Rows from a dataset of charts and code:

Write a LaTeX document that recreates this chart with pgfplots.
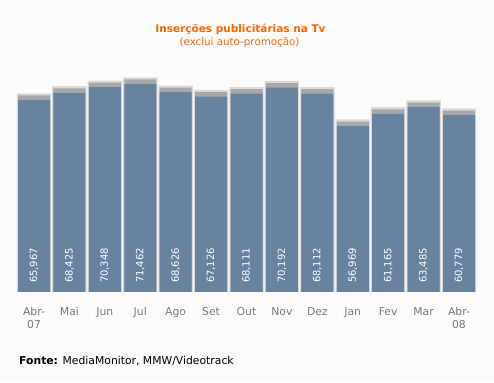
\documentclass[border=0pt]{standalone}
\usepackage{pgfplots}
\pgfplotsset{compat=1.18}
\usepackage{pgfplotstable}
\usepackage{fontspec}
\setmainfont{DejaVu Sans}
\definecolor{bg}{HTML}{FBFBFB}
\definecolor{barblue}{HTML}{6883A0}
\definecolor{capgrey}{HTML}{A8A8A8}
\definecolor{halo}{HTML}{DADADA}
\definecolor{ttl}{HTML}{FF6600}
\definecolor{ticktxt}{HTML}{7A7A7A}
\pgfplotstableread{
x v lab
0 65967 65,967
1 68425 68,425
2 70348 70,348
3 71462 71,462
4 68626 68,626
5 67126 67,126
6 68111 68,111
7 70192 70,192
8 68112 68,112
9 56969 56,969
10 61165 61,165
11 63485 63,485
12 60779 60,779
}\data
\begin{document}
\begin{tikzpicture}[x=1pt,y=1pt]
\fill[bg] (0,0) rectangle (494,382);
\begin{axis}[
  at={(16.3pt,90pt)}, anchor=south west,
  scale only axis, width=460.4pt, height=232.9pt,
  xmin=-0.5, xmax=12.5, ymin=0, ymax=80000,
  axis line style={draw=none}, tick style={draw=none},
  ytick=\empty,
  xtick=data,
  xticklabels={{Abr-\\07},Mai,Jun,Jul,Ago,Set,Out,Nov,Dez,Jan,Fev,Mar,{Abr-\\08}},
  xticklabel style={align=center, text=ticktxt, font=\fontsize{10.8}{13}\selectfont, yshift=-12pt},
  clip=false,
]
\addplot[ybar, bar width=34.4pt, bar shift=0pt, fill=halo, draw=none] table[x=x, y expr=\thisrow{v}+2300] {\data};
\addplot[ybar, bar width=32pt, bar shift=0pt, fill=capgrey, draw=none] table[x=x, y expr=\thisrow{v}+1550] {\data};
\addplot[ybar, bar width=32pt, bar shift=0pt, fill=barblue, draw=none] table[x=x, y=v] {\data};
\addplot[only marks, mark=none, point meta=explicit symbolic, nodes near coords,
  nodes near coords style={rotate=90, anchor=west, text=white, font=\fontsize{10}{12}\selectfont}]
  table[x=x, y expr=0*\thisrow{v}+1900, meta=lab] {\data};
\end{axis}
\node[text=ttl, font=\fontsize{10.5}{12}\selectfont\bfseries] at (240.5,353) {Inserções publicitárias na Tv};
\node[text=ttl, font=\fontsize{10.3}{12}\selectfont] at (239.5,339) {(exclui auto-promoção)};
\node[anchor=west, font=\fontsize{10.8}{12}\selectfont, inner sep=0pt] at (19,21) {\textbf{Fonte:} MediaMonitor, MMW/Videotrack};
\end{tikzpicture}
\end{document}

==

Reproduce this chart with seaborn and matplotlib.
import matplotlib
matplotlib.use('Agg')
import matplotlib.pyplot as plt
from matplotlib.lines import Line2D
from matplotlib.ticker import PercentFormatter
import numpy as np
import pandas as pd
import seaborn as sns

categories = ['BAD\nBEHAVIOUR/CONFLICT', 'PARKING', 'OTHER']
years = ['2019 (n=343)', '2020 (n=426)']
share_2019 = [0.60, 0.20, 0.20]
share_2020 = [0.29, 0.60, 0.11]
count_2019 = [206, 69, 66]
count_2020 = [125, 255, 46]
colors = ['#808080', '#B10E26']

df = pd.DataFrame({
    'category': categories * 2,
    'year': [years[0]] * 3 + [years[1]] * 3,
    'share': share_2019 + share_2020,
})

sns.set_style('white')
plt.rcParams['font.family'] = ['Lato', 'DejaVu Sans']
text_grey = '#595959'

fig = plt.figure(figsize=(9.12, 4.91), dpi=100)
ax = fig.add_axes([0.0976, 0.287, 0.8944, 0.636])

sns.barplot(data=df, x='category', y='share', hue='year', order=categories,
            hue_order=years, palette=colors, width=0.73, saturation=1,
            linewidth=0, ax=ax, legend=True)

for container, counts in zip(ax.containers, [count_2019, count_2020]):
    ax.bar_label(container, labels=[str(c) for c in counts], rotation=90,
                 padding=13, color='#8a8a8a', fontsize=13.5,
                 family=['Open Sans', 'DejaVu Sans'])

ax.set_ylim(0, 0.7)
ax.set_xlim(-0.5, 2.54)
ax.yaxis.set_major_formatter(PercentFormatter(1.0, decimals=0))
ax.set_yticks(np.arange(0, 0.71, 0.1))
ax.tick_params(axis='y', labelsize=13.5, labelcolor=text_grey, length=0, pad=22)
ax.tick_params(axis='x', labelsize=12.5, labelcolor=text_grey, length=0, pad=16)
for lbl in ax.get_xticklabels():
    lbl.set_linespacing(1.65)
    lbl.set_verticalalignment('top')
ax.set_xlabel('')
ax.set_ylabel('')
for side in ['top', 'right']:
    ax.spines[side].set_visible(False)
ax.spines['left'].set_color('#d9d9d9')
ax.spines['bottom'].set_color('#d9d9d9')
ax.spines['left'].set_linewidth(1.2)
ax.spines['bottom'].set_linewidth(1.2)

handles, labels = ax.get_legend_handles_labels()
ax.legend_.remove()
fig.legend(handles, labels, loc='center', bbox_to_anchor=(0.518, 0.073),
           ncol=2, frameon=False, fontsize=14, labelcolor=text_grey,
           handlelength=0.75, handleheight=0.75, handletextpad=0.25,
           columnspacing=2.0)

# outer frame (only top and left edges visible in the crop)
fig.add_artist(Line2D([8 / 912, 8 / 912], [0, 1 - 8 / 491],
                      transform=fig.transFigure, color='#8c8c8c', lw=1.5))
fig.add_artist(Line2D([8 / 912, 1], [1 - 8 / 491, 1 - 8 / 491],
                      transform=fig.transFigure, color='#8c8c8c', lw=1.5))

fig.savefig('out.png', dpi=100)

* * *

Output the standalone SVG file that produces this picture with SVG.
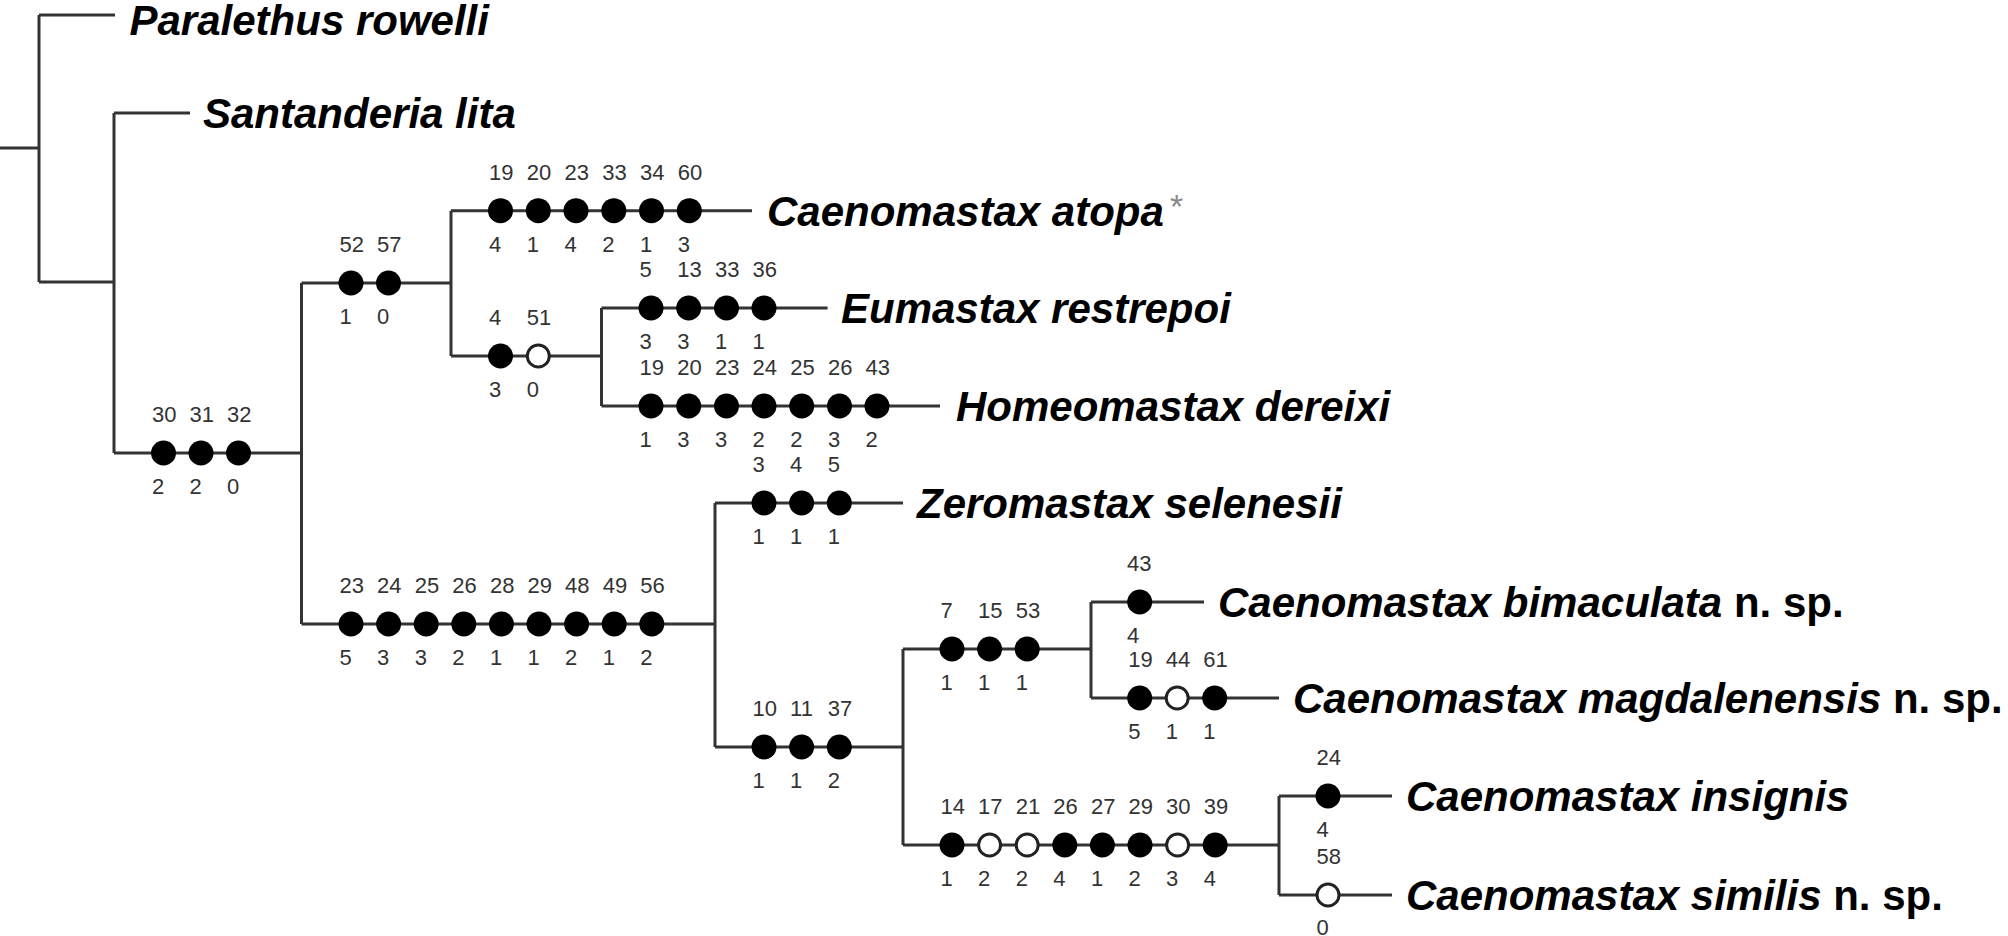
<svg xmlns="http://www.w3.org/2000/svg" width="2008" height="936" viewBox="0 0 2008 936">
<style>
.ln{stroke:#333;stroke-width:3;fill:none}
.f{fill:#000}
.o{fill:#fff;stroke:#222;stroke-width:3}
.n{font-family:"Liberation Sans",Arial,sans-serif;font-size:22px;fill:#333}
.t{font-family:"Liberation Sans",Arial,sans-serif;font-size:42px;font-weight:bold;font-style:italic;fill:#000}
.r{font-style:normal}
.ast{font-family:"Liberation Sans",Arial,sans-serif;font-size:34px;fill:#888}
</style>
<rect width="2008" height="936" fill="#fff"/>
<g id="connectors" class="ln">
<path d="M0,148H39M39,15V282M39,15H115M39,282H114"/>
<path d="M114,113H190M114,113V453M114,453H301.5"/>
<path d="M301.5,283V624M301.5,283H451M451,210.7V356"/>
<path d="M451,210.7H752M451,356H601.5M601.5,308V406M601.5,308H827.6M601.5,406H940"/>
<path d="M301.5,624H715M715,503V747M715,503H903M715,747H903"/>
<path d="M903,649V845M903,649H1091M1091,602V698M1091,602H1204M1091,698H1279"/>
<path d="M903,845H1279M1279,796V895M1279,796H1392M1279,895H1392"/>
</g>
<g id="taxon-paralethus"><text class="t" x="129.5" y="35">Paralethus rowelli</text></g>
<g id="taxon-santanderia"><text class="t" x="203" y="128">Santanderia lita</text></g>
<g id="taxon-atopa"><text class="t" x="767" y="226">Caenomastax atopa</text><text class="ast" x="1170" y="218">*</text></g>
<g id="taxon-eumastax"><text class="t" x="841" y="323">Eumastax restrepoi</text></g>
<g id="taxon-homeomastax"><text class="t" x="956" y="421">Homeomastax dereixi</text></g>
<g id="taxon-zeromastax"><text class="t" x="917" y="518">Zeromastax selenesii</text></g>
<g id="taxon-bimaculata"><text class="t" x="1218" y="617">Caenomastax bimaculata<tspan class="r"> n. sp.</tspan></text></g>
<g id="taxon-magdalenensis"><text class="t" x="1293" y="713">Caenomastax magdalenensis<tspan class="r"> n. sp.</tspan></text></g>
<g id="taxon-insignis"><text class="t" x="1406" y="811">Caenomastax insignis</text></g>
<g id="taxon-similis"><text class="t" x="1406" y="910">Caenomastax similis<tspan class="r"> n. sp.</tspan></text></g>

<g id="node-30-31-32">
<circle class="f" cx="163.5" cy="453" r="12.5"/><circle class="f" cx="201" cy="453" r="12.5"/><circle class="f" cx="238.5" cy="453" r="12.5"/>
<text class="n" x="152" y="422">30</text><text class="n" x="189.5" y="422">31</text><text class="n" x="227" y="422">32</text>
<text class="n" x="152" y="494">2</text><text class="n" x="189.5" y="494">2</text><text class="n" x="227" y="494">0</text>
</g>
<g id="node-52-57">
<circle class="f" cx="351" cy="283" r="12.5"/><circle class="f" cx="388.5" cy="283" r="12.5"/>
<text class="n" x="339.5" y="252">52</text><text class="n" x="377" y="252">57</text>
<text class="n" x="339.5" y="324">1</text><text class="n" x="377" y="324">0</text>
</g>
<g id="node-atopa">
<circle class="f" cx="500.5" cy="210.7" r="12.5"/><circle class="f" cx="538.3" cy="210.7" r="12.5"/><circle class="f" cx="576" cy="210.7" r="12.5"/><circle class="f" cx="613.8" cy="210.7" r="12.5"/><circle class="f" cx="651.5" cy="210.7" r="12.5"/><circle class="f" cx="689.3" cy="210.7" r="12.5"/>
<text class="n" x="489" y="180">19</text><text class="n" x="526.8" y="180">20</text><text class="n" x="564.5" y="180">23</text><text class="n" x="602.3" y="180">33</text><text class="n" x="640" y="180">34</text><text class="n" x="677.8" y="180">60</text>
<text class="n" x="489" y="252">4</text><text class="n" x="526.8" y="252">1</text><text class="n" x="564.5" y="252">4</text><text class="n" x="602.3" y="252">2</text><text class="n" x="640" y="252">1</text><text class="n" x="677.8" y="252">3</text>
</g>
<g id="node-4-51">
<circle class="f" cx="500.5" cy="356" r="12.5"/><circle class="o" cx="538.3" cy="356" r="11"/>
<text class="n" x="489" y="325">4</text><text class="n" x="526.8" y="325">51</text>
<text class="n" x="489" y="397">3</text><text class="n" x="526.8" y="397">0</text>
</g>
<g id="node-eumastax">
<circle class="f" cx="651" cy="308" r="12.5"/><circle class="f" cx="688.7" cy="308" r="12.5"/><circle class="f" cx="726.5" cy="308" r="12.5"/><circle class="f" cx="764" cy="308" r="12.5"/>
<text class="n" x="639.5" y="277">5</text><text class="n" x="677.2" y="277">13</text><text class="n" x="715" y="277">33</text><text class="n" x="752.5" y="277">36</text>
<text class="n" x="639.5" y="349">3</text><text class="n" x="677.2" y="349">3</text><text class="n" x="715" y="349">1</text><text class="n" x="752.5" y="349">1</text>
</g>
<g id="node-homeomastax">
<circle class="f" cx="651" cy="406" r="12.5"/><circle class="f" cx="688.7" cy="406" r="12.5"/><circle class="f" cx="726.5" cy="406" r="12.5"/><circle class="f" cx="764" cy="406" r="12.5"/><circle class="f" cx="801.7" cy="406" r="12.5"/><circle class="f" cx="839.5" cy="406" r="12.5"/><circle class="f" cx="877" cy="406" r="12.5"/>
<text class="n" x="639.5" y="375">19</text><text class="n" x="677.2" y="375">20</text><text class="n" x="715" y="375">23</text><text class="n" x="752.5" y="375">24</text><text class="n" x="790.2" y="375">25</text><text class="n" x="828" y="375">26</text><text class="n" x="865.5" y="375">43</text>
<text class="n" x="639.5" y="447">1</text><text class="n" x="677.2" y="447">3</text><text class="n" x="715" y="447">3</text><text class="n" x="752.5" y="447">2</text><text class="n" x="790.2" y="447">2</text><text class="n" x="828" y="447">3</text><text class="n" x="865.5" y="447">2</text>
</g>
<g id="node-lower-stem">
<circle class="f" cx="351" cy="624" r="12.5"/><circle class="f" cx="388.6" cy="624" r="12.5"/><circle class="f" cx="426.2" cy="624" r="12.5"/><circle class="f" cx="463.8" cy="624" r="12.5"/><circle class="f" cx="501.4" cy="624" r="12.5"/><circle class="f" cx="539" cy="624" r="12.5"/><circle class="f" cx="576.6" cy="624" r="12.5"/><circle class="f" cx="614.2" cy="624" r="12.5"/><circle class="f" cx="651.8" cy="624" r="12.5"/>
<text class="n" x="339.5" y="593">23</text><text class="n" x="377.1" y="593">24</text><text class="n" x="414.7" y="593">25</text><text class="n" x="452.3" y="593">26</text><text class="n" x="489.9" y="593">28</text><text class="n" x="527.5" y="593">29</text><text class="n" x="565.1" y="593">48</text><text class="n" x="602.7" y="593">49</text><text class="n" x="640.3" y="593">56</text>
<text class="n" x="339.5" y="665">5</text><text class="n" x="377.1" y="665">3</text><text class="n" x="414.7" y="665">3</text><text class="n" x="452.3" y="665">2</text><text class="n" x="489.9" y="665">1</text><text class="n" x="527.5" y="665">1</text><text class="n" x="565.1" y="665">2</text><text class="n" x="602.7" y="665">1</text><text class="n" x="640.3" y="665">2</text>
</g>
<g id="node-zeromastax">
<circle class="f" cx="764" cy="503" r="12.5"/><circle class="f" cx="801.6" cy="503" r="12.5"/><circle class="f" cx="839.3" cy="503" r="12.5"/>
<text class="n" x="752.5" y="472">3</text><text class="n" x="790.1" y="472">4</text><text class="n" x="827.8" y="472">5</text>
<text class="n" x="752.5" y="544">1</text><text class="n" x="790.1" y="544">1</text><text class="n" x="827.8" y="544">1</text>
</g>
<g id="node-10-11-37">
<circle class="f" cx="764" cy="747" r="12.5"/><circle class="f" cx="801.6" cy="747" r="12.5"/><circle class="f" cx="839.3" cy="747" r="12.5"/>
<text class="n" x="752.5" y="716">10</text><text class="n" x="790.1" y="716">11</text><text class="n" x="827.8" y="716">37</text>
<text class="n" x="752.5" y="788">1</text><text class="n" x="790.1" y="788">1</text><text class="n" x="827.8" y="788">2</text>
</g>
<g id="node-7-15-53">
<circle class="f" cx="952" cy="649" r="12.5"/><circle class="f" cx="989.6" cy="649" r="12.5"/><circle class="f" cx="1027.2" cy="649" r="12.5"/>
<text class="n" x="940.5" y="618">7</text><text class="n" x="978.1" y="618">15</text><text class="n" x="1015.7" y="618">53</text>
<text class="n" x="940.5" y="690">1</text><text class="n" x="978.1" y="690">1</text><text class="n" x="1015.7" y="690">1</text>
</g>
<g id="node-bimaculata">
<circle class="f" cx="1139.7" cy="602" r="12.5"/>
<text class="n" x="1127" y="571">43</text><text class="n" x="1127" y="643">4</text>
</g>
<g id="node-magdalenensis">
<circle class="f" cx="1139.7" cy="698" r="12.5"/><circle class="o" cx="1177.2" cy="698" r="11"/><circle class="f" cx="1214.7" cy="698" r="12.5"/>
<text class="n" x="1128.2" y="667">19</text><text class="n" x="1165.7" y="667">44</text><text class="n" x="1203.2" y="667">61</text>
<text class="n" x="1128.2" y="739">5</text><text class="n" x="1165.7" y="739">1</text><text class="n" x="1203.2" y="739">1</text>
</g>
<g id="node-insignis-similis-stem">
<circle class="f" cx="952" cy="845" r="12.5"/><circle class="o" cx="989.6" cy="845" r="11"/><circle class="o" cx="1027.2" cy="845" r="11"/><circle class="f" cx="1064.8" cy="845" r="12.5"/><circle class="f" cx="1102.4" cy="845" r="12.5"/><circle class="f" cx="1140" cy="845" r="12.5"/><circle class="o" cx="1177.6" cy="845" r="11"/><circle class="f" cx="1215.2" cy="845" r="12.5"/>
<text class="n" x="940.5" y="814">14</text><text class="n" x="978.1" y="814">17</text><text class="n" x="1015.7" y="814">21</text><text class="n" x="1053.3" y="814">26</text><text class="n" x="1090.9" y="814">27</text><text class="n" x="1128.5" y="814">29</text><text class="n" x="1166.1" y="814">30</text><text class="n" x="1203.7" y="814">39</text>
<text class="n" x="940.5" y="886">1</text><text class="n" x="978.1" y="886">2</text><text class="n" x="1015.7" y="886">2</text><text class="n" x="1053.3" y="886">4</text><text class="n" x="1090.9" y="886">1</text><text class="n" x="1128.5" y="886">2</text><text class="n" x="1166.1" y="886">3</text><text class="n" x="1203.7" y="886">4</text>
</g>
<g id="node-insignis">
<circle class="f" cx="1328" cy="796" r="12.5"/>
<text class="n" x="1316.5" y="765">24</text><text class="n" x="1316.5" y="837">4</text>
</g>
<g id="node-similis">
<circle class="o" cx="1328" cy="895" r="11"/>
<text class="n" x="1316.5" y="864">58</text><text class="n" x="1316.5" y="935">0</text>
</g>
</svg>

§ **Directions for this task**:
List every line in the records above that contains the word "with".

§ **Task answer**:
Write a LaTeX document that recreates this chart with pgfplots.
Reproduce this chart with seaborn and matplotlib.
Output the standalone SVG file that produces this picture with SVG.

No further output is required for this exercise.